Tin Ear Department – Another Chapter

The latest example of tin ears in the so-called c-suites and in board rooms comes courtesy of reporter Elizabeth Holmes in today’s Wall Street Journal. The retailer Abercrombie & Fitch Co. agreed to pay its CEO $4 million to limit his personal use of the company’s jet.

That’s right, CEO Michael Jeffries gets a lump sum payment of $4 million to induce him to only fly in the corporate jet for personal trips up to $200,000 a year. 

Jeffries’ prior employment agreement gave him unlimited personal use of the corporate jet. It’s a perk he seems to have put to good use. His personal travel on the jet in 2008 tallied about $1.1 million, the Journal said.

It’s simply hard to imagine why a board of directors of a public company would find it necessary to put unlimited personal use of a corporate jet into a CEO’s employment agreement.

One more piece of context supplied by the Journal article. Jeffries’ pay package in 2008, the last year for which data are publicly available, totaled $15.9 million.

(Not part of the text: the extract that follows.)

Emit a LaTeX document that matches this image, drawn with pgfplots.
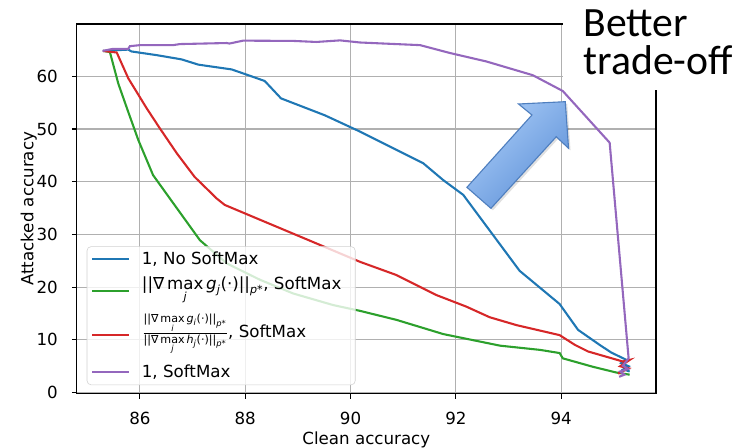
\documentclass[border=0pt]{standalone}
\usepackage{amsmath}
\usepackage{fontspec}
\setmainfont{DejaVu Sans}
\newfontfamily\calibri{Carlito}
\usepackage{pgfplots}
\pgfplotsset{compat=1.18}
\definecolor{tabblue}{HTML}{1F77B4}
\definecolor{tabgreen}{HTML}{2CA02C}
\definecolor{tabred}{HTML}{D62728}
\definecolor{tabpurple}{HTML}{9467BD}
\definecolor{gridgray}{HTML}{B0B0B0}
\definecolor{arrowlight}{HTML}{A8CBF7}
\definecolor{arrowdark}{HTML}{5E91D8}
\definecolor{arrowedge}{HTML}{4F7FBF}
\newcommand{\gn}[2]{\text{||∇}\mathop{\text{max}}\limits_{\textit{#1}}\textit{#2}_{\textit{#1}}\text{(·)||}_{\textit{p}\text{*}}}

\begin{document}
\begin{tikzpicture}[font=\fontsize{12}{14.4}\selectfont]
\useasboundingbox (-55.2pt,-38.5pt) rectangle (478.8pt,283.3pt);
\begin{axis}[
  at={(0pt,0pt)}, anchor=south west,
  scale only axis, width=416.9pt, height=266pt,
  xmin=84.8, xmax=95.8, ymin=-0.2, ymax=69.9,
  xtick={86,88,90,92,94}, ytick={0,10,20,30,40,50,60},
  grid=major, major grid style={color=gridgray, line width=0.8pt},
  axis line style={line width=0.8pt},
  tick align=outside, major tick length=3.5pt,
  tick style={black, line width=0.8pt},
  xtick pos=left, ytick pos=left,
  /pgf/number format/assume math mode=true,
  xlabel={Clean accuracy}, ylabel={Attacked accuracy},
  xlabel style={at={(axis description cs:0.5,-0.1368)}, anchor=base},
  ylabel style={at={(axis description cs:-0.0748,0.5)}, anchor=base},
  xticklabel style={anchor=base, inner sep=0pt, yshift=-18.6pt},
  yticklabel style={anchor=east, inner sep=0pt, xshift=-9.9pt},
  legend cell align=left,
  legend image code/.code={\draw[#1] (0pt,0pt) -- (26.6pt,0pt); \path (33pt,0pt);},
  legend style={at={(0.0173,0.023)}, anchor=south west,
    draw=black!18, rounded corners=3pt, fill=white, fill opacity=0.8, text opacity=1,
    row sep=3pt, inner xsep=3pt, inner ysep=2pt, nodes={text depth=}},
  every axis plot/.append style={line width=1.5pt},
]
\addplot[tabblue] coordinates {
(85.30,64.8) (85.78,65.05) (85.84,64.7) (86.32,64.0) (86.79,63.2) (87.11,62.2)
(87.74,61.3) (88.00,60.4) (88.37,59.1) (88.68,55.8) (89.51,52.6) (90.18,49.5)
(91.38,43.5) (91.76,40.3) (92.14,37.5) (93.21,23.1) (93.97,16.8) (94.32,11.9)
(94.73,9.05) (94.95,7.6) (95.24,6.2) (95.14,5.6) (95.28,5.0) (95.18,4.4) (95.30,4.0)
};
\addlegendentry{1, No SoftMax}
\addplot[tabgreen] coordinates {
(85.30,64.8) (85.43,64.6) (85.59,58.6) (85.78,53.2) (85.97,47.9) (86.25,41.25)
(86.57,36.8) (87.14,28.9) (87.65,24.5) (88.28,21.4) (88.91,18.8) (89.67,16.6)
(90.18,15.5) (90.87,13.8) (91.76,11.1) (92.84,8.9) (93.60,8.1) (93.97,7.5)
(94.03,6.5) (94.60,4.9) (95.05,3.8) (95.30,3.4)
};
\addlegendentry{$\gn{j}{g}$, SoftMax\rule{5pt}{0pt}}
\addplot[tabred] coordinates {
(85.30,64.8) (85.56,64.5) (85.78,59.6) (86.13,53.9) (86.38,50.1) (86.70,45.4)
(87.04,40.9) (87.46,36.8) (87.61,35.6) (87.99,34.0) (89.35,28.3) (90.18,24.8)
(90.87,22.3) (91.63,18.5) (92.20,16.3) (92.64,14.3) (93.15,12.8) (93.97,10.9)
(94.26,9.05) (94.51,7.8) (95.17,5.9) (95.30,6.2) (95.12,5.0) (95.28,4.6) (95.08,3.6)
};
\addlegendentry{$\frac{\gn{i}{g}}{\gn{j}{h}}$, SoftMax\rule[-11.7pt]{0pt}{26.1pt}}
\addplot[tabpurple] coordinates {
(85.29,64.8) (85.49,65.2) (85.78,65.2) (85.81,65.7) (86.00,65.9) (86.63,65.9)
(86.76,66.1) (87.65,66.3) (87.70,66.2) (87.96,66.75) (88.91,66.7) (89.35,66.5)
(89.80,66.8) (90.18,66.4) (91.32,65.9) (91.89,64.4) (92.58,62.8) (93.46,60.2)
(94.03,57.2) (94.92,47.4) (95.28,6.5) (95.17,5.1) (95.27,4.5) (95.12,4.0)
(95.20,3.4) (95.10,3.0)
};
\addlegendentry{1, SoftMax}
\end{axis}
\begin{scope}[x=0.72pt, y=0.72pt, shift={(-55.2pt,-38.5pt)}]
  \fill[white] (563,357) rectangle (742,447);
  \node[anchor=base west, inner sep=0pt, font=\calibri\fontsize{30}{30}\selectfont] at (583,410.3) {Better};
  \node[anchor=base west, inner sep=0pt, font=\calibri\fontsize{30}{30}\selectfont] at (583,372) {trade-off};
  \fill[black, opacity=0.12] (567,343.3) -- (570.3,296.7) -- (558,308.3) -- (492.7,236.7)
     -- (468.7,257.7) -- (533.7,330) -- (520.3,341) -- cycle;
  \shade[left color=arrowlight, right color=arrowdark, shading angle=45]
     (565,345.3) -- (568.3,298.7) -- (556,310.3) -- (490.7,238.7)
     -- (466.7,259.7) -- (531.7,332) -- (518.3,343) -- cycle;
  \draw[arrowedge, line width=0.8pt, line join=miter]
     (565,345.3) -- (568.3,298.7) -- (556,310.3) -- (490.7,238.7)
     -- (466.7,259.7) -- (531.7,332) -- (518.3,343) -- cycle;
\end{scope}
\end{tikzpicture}
\end{document}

Think about how this news is going to go over with Abercrombie & Fitch employees, customers and shareholders. Not to mention the broader public, where the deep recession has stirred significant resentment against high CEO pay, especially in situations where the pay doesn’t seem tied to company financial performance.

Abercrombie’s financial performance isn’t even the issue here, in this blogger’s view. I’ve maintained many times that what upsets many people is not so much high pay at top jobs when companies are performing, but the perks granted alongside that high compensation, perks that are typically unavailable to others.

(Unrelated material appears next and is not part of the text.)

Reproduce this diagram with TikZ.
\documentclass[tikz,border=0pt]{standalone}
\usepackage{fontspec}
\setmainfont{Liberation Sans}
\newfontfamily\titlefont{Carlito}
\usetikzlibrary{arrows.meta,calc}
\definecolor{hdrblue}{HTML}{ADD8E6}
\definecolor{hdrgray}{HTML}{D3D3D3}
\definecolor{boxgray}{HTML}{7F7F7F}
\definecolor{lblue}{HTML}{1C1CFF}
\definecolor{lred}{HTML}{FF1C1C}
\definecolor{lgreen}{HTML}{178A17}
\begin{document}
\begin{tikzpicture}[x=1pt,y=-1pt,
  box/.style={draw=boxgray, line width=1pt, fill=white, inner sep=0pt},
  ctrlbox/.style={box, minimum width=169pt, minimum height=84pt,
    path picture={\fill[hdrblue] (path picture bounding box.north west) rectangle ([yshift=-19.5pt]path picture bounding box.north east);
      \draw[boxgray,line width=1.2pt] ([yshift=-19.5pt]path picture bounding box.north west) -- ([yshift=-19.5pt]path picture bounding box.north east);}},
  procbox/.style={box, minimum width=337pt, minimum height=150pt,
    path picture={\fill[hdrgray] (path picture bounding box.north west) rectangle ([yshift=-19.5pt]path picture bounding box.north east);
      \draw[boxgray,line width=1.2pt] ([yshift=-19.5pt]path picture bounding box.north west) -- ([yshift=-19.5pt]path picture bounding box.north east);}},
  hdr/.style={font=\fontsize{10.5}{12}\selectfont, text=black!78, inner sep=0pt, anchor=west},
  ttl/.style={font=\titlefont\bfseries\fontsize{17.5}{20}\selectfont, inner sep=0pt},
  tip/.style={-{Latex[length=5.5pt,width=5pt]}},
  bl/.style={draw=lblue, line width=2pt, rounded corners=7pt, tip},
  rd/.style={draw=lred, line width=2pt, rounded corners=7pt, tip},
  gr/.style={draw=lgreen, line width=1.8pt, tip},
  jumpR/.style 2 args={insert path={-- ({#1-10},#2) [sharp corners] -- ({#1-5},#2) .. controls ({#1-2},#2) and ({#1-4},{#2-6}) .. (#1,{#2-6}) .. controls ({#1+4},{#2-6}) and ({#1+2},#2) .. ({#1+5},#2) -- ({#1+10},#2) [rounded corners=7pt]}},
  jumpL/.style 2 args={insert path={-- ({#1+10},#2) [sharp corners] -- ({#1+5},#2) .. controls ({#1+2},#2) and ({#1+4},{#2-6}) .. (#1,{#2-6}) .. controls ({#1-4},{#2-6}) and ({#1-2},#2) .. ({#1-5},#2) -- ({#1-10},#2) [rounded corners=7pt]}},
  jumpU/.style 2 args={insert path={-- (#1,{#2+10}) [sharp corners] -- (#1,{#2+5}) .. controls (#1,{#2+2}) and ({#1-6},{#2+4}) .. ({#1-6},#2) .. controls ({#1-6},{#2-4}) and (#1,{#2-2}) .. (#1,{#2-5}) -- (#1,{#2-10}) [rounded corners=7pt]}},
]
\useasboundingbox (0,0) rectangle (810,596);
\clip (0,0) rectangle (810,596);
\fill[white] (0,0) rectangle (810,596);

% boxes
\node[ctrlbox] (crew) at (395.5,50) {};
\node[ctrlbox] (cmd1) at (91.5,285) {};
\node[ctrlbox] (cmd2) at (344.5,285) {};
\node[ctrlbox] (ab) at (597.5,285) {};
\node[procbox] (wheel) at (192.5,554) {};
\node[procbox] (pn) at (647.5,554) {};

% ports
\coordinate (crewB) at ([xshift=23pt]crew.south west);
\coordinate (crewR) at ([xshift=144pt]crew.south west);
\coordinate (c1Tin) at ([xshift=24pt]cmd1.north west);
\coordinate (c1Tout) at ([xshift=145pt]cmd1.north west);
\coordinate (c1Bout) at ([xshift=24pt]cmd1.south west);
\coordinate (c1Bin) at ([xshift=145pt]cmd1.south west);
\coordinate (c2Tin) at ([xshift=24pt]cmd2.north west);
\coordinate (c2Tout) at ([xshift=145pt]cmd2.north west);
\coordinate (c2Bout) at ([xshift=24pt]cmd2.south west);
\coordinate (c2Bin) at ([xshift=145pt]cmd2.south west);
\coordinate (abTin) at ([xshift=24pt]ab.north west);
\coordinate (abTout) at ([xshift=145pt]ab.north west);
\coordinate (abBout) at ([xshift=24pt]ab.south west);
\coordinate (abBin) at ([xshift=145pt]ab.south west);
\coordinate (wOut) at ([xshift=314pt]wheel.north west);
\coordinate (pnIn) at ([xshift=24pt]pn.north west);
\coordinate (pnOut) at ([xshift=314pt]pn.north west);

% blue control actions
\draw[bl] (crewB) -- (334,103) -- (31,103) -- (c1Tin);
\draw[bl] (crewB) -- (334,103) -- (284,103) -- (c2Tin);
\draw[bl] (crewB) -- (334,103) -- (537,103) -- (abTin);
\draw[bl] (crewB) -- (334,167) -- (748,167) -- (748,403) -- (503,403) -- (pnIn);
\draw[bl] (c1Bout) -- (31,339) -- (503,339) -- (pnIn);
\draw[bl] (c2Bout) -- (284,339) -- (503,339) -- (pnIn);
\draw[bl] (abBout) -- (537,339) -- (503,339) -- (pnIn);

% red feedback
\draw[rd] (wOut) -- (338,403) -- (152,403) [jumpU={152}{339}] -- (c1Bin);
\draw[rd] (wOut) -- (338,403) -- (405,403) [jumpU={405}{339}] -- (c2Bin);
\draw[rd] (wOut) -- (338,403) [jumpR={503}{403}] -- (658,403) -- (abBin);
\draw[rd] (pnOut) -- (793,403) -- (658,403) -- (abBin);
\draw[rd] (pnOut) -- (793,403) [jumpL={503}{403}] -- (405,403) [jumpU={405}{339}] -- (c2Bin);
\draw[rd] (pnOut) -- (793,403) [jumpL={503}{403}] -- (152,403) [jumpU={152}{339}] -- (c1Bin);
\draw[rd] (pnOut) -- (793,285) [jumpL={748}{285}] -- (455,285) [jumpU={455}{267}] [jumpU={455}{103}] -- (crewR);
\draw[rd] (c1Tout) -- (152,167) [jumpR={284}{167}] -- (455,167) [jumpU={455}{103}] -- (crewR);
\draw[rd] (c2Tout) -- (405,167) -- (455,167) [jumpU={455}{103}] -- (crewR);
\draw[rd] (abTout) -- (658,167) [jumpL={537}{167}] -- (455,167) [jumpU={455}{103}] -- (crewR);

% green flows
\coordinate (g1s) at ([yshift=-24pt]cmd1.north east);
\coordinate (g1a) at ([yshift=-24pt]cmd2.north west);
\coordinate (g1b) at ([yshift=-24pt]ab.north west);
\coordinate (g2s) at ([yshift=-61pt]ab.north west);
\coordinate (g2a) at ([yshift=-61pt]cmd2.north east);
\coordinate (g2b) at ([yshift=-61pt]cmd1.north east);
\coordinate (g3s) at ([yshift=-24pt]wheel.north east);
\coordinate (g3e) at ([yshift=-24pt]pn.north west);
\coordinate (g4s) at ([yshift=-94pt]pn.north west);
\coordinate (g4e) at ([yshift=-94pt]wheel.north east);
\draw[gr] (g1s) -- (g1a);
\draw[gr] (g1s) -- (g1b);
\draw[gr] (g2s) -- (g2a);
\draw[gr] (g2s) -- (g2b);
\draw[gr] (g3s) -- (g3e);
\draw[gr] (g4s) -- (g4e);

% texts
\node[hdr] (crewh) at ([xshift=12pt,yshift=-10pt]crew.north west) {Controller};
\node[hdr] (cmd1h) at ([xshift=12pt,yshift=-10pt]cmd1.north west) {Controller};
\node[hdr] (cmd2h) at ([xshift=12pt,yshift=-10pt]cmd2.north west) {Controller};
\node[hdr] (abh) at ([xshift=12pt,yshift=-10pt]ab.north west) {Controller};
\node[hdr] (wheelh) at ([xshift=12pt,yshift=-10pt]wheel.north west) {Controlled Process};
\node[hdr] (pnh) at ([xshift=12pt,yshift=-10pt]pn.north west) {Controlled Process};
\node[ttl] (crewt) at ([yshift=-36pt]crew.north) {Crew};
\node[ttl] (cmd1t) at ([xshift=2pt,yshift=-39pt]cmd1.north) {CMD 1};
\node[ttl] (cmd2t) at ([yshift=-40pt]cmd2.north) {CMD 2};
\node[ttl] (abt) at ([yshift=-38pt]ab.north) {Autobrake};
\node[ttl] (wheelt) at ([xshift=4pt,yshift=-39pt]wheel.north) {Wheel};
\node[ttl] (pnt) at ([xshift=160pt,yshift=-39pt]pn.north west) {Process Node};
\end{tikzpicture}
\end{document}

That’s the tax “gross ups,” the easy terms on a mortgage, the country club payments. The view of the resentful, understandably, is that if you are making a lot of money you can pay your own taxes like everyone else.

Same thing applies here. With nearly $16 million in compensation in 2008, it doesn’t seem like too much to ask the CEO to limit his personal, not business use, of the corporate jet, and not have to pay big dollars for that adjustment.